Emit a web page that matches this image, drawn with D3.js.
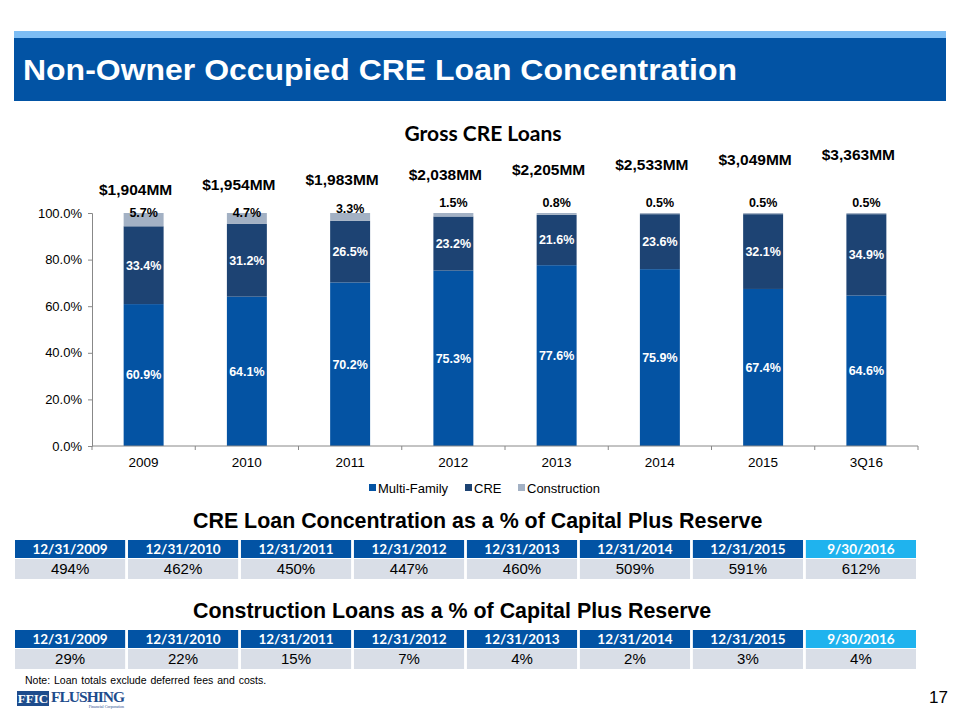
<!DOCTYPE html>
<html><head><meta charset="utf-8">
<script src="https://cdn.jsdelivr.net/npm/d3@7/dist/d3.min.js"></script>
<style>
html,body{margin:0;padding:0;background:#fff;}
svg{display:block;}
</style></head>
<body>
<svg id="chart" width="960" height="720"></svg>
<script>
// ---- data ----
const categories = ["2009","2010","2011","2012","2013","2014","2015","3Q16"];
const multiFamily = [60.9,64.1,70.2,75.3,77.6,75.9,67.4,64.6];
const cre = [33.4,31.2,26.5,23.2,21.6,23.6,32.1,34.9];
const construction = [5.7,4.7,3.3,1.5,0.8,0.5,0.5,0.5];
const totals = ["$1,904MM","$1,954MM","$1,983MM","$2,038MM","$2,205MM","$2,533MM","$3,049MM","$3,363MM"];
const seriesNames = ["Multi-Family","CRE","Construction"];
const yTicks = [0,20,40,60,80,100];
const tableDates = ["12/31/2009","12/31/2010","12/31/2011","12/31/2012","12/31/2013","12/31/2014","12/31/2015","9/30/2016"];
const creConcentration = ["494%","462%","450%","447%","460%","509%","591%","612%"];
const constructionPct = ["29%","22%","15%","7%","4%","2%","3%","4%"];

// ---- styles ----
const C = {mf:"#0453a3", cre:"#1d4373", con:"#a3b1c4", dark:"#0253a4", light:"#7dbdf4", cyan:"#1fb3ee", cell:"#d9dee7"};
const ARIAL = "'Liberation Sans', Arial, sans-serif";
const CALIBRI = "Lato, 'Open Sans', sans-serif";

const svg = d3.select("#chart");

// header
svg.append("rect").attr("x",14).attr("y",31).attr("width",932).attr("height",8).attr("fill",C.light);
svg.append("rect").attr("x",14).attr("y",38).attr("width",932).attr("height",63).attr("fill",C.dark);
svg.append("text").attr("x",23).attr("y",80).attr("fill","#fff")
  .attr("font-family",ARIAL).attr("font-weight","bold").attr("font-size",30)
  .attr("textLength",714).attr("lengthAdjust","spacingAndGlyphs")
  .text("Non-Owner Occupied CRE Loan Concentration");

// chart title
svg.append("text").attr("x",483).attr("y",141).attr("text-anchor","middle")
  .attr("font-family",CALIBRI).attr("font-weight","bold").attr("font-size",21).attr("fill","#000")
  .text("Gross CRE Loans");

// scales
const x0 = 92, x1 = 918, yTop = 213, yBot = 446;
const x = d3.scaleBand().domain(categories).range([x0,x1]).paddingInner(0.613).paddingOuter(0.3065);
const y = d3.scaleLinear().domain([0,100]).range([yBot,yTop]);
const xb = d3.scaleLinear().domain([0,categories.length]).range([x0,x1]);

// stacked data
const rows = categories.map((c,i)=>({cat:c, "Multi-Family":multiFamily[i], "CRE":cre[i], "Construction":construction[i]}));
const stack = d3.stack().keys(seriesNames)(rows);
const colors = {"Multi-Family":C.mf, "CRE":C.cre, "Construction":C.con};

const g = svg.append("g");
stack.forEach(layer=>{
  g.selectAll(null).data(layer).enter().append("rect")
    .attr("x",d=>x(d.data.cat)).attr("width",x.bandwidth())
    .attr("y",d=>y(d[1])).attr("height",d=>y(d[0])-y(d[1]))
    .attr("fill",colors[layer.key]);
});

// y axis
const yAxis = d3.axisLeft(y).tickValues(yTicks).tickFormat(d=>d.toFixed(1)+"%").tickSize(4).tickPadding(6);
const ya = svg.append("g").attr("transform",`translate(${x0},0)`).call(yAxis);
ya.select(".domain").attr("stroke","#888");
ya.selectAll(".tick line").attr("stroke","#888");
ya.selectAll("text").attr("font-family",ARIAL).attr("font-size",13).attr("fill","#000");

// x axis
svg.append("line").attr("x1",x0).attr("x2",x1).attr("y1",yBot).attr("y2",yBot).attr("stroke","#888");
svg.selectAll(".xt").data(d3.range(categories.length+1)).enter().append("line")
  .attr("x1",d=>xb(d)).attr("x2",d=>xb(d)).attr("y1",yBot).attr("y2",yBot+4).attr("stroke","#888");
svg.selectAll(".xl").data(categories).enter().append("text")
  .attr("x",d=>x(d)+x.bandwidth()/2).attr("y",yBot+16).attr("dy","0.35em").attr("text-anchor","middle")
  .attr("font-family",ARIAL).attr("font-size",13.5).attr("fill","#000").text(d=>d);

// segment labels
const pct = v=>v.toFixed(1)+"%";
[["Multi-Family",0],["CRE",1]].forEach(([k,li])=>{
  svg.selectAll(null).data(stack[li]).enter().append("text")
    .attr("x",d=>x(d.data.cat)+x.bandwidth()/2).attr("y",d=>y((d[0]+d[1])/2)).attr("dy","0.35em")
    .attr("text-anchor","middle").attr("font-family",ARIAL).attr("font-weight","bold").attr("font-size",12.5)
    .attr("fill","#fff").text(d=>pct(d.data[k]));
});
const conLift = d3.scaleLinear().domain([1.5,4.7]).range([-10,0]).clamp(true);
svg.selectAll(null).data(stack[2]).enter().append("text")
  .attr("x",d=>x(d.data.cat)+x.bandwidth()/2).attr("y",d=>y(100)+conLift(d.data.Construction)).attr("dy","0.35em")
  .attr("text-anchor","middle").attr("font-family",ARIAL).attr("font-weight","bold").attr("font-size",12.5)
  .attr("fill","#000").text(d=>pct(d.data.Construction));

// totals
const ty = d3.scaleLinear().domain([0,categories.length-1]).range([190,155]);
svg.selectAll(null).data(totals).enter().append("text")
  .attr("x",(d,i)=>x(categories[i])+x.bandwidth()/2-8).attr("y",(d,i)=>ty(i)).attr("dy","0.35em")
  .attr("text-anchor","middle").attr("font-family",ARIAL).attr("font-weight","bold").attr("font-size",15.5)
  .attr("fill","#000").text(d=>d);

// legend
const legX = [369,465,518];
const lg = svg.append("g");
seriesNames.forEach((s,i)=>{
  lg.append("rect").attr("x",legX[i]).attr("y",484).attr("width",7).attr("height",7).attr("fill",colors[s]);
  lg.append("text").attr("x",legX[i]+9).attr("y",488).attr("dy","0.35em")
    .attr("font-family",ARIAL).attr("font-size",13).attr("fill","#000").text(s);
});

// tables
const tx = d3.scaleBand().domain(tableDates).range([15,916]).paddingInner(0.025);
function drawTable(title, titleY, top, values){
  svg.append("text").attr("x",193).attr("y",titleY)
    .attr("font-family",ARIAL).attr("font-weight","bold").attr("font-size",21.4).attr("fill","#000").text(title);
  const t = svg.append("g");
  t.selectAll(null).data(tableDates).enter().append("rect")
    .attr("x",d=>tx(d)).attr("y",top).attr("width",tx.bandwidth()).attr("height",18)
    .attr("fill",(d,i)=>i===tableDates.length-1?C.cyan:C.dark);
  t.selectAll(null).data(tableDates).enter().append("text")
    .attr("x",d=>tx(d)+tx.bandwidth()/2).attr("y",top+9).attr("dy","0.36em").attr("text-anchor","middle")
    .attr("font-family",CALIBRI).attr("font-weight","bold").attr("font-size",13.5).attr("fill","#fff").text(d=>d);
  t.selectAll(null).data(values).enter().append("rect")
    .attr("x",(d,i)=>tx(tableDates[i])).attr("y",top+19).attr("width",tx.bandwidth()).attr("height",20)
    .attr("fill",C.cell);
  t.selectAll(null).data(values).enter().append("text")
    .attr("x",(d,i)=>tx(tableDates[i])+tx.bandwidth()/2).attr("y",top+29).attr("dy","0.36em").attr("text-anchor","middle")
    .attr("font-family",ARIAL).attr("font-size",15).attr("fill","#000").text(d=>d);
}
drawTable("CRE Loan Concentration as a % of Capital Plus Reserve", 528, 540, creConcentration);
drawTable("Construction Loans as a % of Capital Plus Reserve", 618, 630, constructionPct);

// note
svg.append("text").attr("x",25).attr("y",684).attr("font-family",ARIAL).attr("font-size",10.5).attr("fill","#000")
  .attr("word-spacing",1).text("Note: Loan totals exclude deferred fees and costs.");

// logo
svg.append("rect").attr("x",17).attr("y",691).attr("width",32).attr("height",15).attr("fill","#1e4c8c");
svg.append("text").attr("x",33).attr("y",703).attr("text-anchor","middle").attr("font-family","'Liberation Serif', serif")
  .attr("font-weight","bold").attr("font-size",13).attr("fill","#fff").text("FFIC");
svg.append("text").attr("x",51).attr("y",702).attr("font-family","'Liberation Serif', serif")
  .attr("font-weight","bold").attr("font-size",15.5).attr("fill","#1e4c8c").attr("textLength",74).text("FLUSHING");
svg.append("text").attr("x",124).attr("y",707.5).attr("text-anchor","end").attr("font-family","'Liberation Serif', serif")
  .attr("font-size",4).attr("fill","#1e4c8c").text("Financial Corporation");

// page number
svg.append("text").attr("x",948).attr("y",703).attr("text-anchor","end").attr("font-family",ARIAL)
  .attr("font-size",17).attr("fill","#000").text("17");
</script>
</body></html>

--------

- _What you need to do_:
Copy each line of the data that contains the word "page".

- _Written answer_:
Emit a web page that matches this image, drawn with D3.js.
// page number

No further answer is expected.